I have a CentOS 6.4 fileserver running NFS 4, serving a couple of XFS filesystems. There are a few dozen clients connected to it. Today it slowed to a crawl for the clients - the clients would hang or only respond after a few minutes when accessing the mounted NFS share from the server. On the server itself I could access the shared filesystems without trouble. The trouble went away after about four hours, but I don't know why - see below.

top showed several migration processes and xfssyncd process consuming unusual amounts of cpu, jumping between 0% and anywhere up to 100% every few seconds. No other processes were noticeably active. The overall cpu usage reported by top was low, like so:

Cpu(s): 0.0%us, 4.2%sy, 0.0%ni, 95.8%id, 0.0%wa, 0.0%hi, 0.0%si, 0.0%st

I haven't been able to find anything online talking about this in particular, apart possibly from a RHEL support entry that's in their subscriber-only section and I can't see.

I ran service nfs restart. Then service nfs status showed running daemons, except nfsd dead but subsys locked. After another restart this was gone and nfsd was running, but clients were still hung.

I tried some things that were suggested for xfssyncd-related issues:

1) mount –o remount /mnt/data on the exported fs. Interestingly, this command took about a minute to run, and during this time the 'wild' processes settled down. But once the command finished running, the processes were back to high cpu usage.

2) echo 720000 > /proc/sys/fs/xfs/xfssyncd_centisecs in order to change the sync interval for xfssyncd. This didn't make any noticeable difference, which is not too surprising since the fs is busy with NFS clients and the issue must be something else.

I had an issue with this server 3 weeks ago in which a .nfsNNN file (from a removed file is still open and being accessed) was filling up fast with a looping error message on a client. Killing the problem process fixed the NFS slowdown. [However the file server then proceeded to slow down again a couple days later without such a .nfsNNN file issue, and I eventually had to just reboot it. At the time I saw some processes with unusal cpu levels, but didn't note what they were and can't remember now if they were the same as the current issue.]

I searched today again for open .nfsNNN files that were maybe problems, but found none. I did delete some from a few months ago, but they weren't being currently modified so figured they weren't a problem. I noticed no difference after deleting these files.

About an hour after trying the various things above, the server went back to normal and the migration and xfssyncd processes no longer had high cpu usage. I don't know what changed, but I'd like to try and get ahead of figuring this out since it seems it might happen again.

Thanks for any suggestions.


  • Did you gather any information about disk i/o while it was slow? How about data from /proc/meminfo? – sciurus Dec 17 '13 at 22:09
  • No, I didn't. Hopefully I would've ended up there if the problem had persisted. – Michael S Dec 17 '13 at 22:38
  • For i/o stats, anything you recommend besides iostat?
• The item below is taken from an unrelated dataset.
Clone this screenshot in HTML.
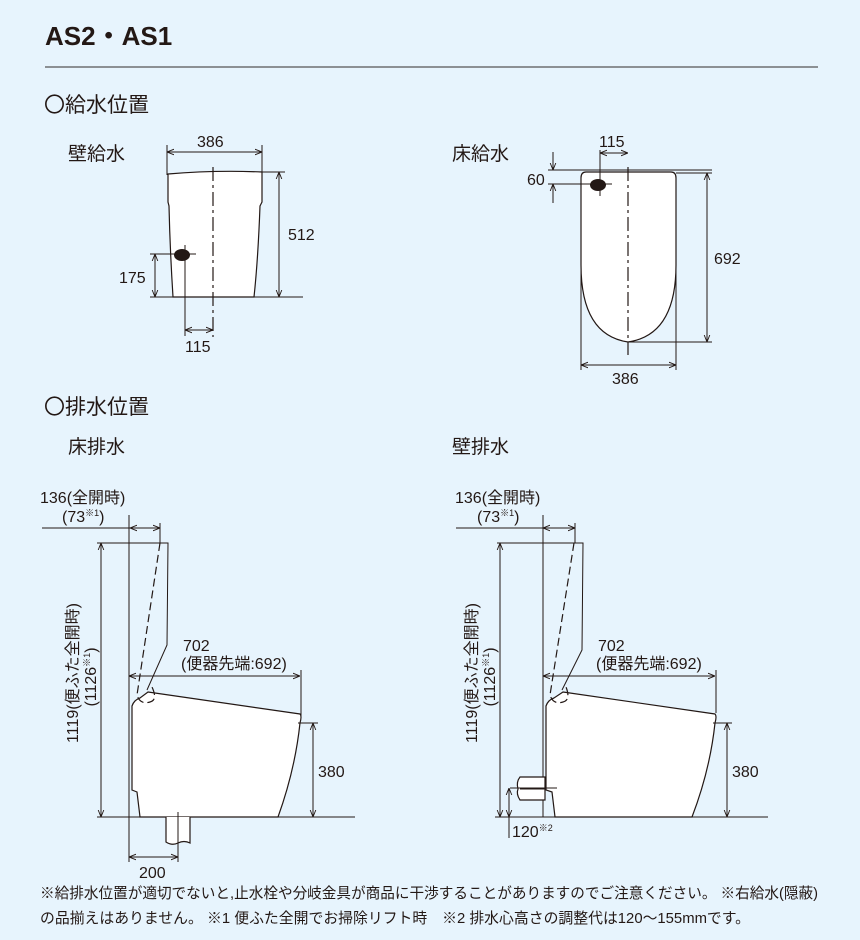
<!DOCTYPE html>
<html><head><meta charset="utf-8"><style>
html,body{margin:0;padding:0;background:#e7f4fd;}
svg{display:block;}
text{font-family:"Liberation Sans","Noto Sans CJK JP",sans-serif;fill:#231815;}
.l{stroke:#231815;stroke-width:1;fill:none;}
.b{stroke:#231815;stroke-width:1.2;fill:#fff;}
.d{stroke:#231815;stroke-width:1.2;fill:none;stroke-dasharray:14 4 3 4;}
.ds{stroke:#231815;stroke-width:1.2;fill:none;stroke-dasharray:8 4;}
</style></head><body>
<svg width="860" height="940" viewBox="0 0 860 940" xmlns="http://www.w3.org/2000/svg">
<defs>
<marker id="a" viewBox="0 0 10 10" refX="10" refY="5" markerWidth="7" markerHeight="7" orient="auto-start-reverse"><path d="M0,1 L10,5 L0,9" fill="none" stroke="#231815" stroke-width="1.3"/></marker>
</defs>
<text x="45" y="45" font-size="26" font-weight="bold">AS2・AS1</text>
<line x1="45" y1="67" x2="818" y2="67" stroke="#555" stroke-width="1.2"/>
<text x="44" y="112" font-size="21" font-family="Noto Sans CJK JP, sans-serif">〇給水位置</text>
<text x="68" y="160" font-size="19">壁給水</text>
<text x="452" y="160" font-size="19">床給水</text>

<!-- wall supply -->
<line class="l" x1="167" y1="145" x2="167" y2="175"/><line class="l" x1="262" y1="145" x2="262" y2="175"/>
<line class="l" x1="167" y1="152" x2="262" y2="152" marker-start="url(#a)" marker-end="url(#a)"/>
<text x="197" y="147" font-size="16">386</text>
<path class="b" d="M168,174 Q215,170 262,172 L262,202 L260,206 Q258,260 254,297 L173,297 Q170,250 169,206 L168,202 Z"/>
<line class="d" x1="213" y1="167" x2="213" y2="337"/>
<line class="l" x1="262" y1="172" x2="285" y2="172"/>
<line class="l" x1="279" y1="172" x2="279" y2="297" marker-start="url(#a)" marker-end="url(#a)"/>
<text x="288" y="240" font-size="16">512</text>
<line class="l" x1="150" y1="297" x2="303" y2="297"/>
<line class="l" x1="150" y1="254" x2="196" y2="254"/>
<line class="l" x1="185" y1="245" x2="185" y2="336"/>
<ellipse cx="182" cy="255" rx="8" ry="6" fill="#231815"/>
<line class="l" x1="155" y1="254" x2="155" y2="297" marker-start="url(#a)" marker-end="url(#a)"/>
<text x="119" y="283" font-size="16">175</text>
<line class="l" x1="185" y1="330" x2="213" y2="330" marker-start="url(#a)" marker-end="url(#a)"/>
<text x="185" y="352" font-size="16">115</text>

<!-- floor supply -->
<path class="b" d="M586,172 L671,172 Q676,172 676,178 L676,265 Q676,335 628,342 Q581,335 581,265 L581,178 Q581,172 586,172 Z"/>
<line class="d" x1="628" y1="167" x2="628" y2="355"/>
<line class="l" x1="548" y1="170" x2="712" y2="170"/><line class="l" x1="676" y1="173" x2="712" y2="173"/>
<line class="l" x1="600" y1="150" x2="600" y2="196"/>
<line class="l" x1="600" y1="153" x2="628" y2="153" marker-start="url(#a)" marker-end="url(#a)"/>
<text x="599" y="147" font-size="16">115</text>
<line class="l" x1="548" y1="184" x2="612" y2="184"/>
<ellipse cx="598" cy="185" rx="8" ry="6" fill="#231815"/>
<line class="l" x1="553" y1="152" x2="553" y2="170" marker-end="url(#a)"/>
<line class="l" x1="553" y1="203" x2="553" y2="184" marker-end="url(#a)"/>
<text x="527" y="185" font-size="16">60</text>
<line class="l" x1="707" y1="173" x2="707" y2="342" marker-start="url(#a)" marker-end="url(#a)"/>
<line class="l" x1="628" y1="342" x2="712" y2="342"/>
<text x="714" y="264" font-size="16">692</text>
<line class="l" x1="581" y1="265" x2="581" y2="370"/><line class="l" x1="676" y1="265" x2="676" y2="370"/>
<line class="l" x1="581" y1="365" x2="676" y2="365" marker-start="url(#a)" marker-end="url(#a)"/>
<text x="612" y="384" font-size="16">386</text>

<text x="44" y="414" font-size="21" font-family="Noto Sans CJK JP, sans-serif">〇排水位置</text>
<text x="68" y="453" font-size="19">床排水</text>
<text x="452" y="453" font-size="19">壁排水</text>

<!-- floor drain -->
<g>
<text x="40" y="503" font-size="16">136(全開時)</text>
<text x="62" y="522" font-size="16">(73<tspan font-size="9" dy="-6">※1</tspan><tspan dy="6">)</tspan></text>
<line class="l" x1="42" y1="528" x2="130" y2="528"/>
<line class="l" x1="130" y1="528" x2="160" y2="528" marker-start="url(#a)" marker-end="url(#a)"/>
<line class="l" x1="129" y1="515" x2="129" y2="862"/>
<line class="l" x1="160" y1="523" x2="160" y2="543"/>
<line class="l" x1="97" y1="543" x2="168" y2="543"/>
<line class="l" x1="101" y1="543" x2="101" y2="817" marker-start="url(#a)" marker-end="url(#a)"/>
<text transform="translate(78,673) rotate(-90)" font-size="16" text-anchor="middle">1119(便ふた全開時)</text>
<text transform="translate(96,677) rotate(-90)" font-size="16" text-anchor="middle">(1126<tspan font-size="9" dy="-6">※1</tspan><tspan dy="6">)</tspan></text>
<path class="b" d="M148,692 L300,714 Q302,716 300,723 Q295,770 278,817 L140,817 L137,792 L132,790 L132,706 Q134,700 140,698 Z"/>
<path class="ds" d="M160,543 L137,695 Q140,705 150,702 Q158,700 152,687"/>
<path class="l" d="M160,543 L168,543 L167,645 L147,690" stroke-width="1.2"/>
<line class="l" x1="129" y1="676" x2="300" y2="676" marker-start="url(#a)" marker-end="url(#a)"/>
<line class="l" x1="301" y1="670" x2="301" y2="717"/>
<text x="183" y="651" font-size="16">702</text>
<text x="181" y="669" font-size="16">(便器先端:692)</text>
<line class="l" x1="298" y1="723" x2="318" y2="723"/>
<line class="l" x1="313" y1="723" x2="313" y2="817" marker-start="url(#a)" marker-end="url(#a)"/>
<text x="318" y="777" font-size="16">380</text>
<line class="l" x1="97" y1="817" x2="355" y2="817"/>
<path class="b" d="M166,817 L166,842 Q172,846 178,843 Q184,840 190,843 L190,817"/>
<line class="l" x1="178" y1="812" x2="178" y2="862"/>
<line class="l" x1="129" y1="857" x2="178" y2="857" marker-start="url(#a)" marker-end="url(#a)"/>
<text x="139" y="878" font-size="16">200</text>
</g>

<!-- wall drain -->
<g>
<text x="455" y="503" font-size="16">136(全開時)</text>
<text x="477" y="522" font-size="16">(73<tspan font-size="9" dy="-6">※1</tspan><tspan dy="6">)</tspan></text>
<line class="l" x1="456" y1="528" x2="543" y2="528"/>
<line class="l" x1="543" y1="528" x2="575" y2="528" marker-start="url(#a)" marker-end="url(#a)"/>
<line class="l" x1="543" y1="515" x2="543" y2="817"/>
<line class="l" x1="575" y1="523" x2="575" y2="543"/>
<line class="l" x1="497" y1="543" x2="583" y2="543"/>
<line class="l" x1="500" y1="543" x2="500" y2="817" marker-start="url(#a)" marker-end="url(#a)"/>
<text transform="translate(477,673) rotate(-90)" font-size="16" text-anchor="middle">1119(便ふた全開時)</text>
<text transform="translate(495,677) rotate(-90)" font-size="16" text-anchor="middle">(1126<tspan font-size="9" dy="-6">※1</tspan><tspan dy="6">)</tspan></text>
<path class="b" d="M563,692 L715,714 Q717,716 715,723 Q710,770 692,817 L555,817 L552,792 L546,790 L546,706 Q548,700 554,698 Z"/>
<path class="ds" d="M574,543 L550,695 Q553,705 563,702 Q571,700 566,687"/>
<path class="l" d="M574,543 L583,543 L582,650 L562,690" stroke-width="1.2"/>
<line class="l" x1="543" y1="676" x2="715" y2="676" marker-start="url(#a)" marker-end="url(#a)"/>
<line class="l" x1="716" y1="670" x2="716" y2="713"/>
<text x="598" y="651" font-size="16">702</text>
<text x="596" y="669" font-size="16">(便器先端:692)</text>
<line class="l" x1="713" y1="723" x2="732" y2="723"/>
<line class="l" x1="727" y1="723" x2="727" y2="817" marker-start="url(#a)" marker-end="url(#a)"/>
<text x="732" y="777" font-size="16">380</text>
<line class="l" x1="495" y1="817" x2="768" y2="817"/>
<path class="b" d="M520,777 L545,777 L545,800 L520,800 Q516,794 518,789 Q516,782 520,777 Z"/>
<line class="l" x1="520" y1="789" x2="545" y2="789"/>
<line class="l" x1="510" y1="788" x2="557" y2="788"/>
<line class="l" x1="509" y1="788" x2="509" y2="817" marker-start="url(#a)" marker-end="url(#a)"/>
<line class="l" x1="509" y1="817" x2="509" y2="838"/>
<text x="512" y="837" font-size="16">120<tspan font-size="9" dy="-6">※2</tspan></text>
</g>

<text x="40" y="898" font-size="15" textLength="778" lengthAdjust="spacingAndGlyphs">※給排水位置が適切でないと,止水栓や分岐金具が商品に干渉することがありますのでご注意ください。 ※右給水(隠蔽)</text>
<text x="40" y="923" font-size="15" textLength="710" lengthAdjust="spacingAndGlyphs">の品揃えはありません。 ※1 便ふた全開でお掃除リフト時　※2 排水心高さの調整代は120～155mmです。</text>
</svg>
</body></html>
Looking around some more I see 'iotop' which gives process-level stats - any recommendation on that? – Michael S Dec 17 '13 at 22:49
  • I'm a huge fan of atoptool.nl , which you can install from EPEL. – sciurus Dec 18 '13 at 15:17

I have a RHEL 6.10 with similar issues. The only thing that seems to help is killing long-running user sftp processes on the NFS client. These were processes kept open by GUI-based SFTP clients (e.g. WinSCP, Nimble Commander) for many hours (> 10 hrs).

Monitoring shows some NFSv3 client activity coinciding with the issue, but the activity is actually lower than some other typical activity on other clients (there are > 100 clients) which don't cause the issue.

There isn't actually a lot of i/o done, as well.

UPDATE 2019-12-10: The root cause seems to have been XFS quotas on the NFS server. User home directories have quotas imposed, with a soft limit 2 GB lower than the hard limit. Some users tried to install a full Anaconda Python, which exceeded the soft limit. The Anaconda installer did not seem to have a way to intercept the warnings, and kept downloading files past the soft limit. This generated a massive rate of quota warnings, completely bogging down the system, and making it unresponsive.

I say "seems" because the evidence is circumstantial. When the users tried the install into a directory with no quota, everything went fine.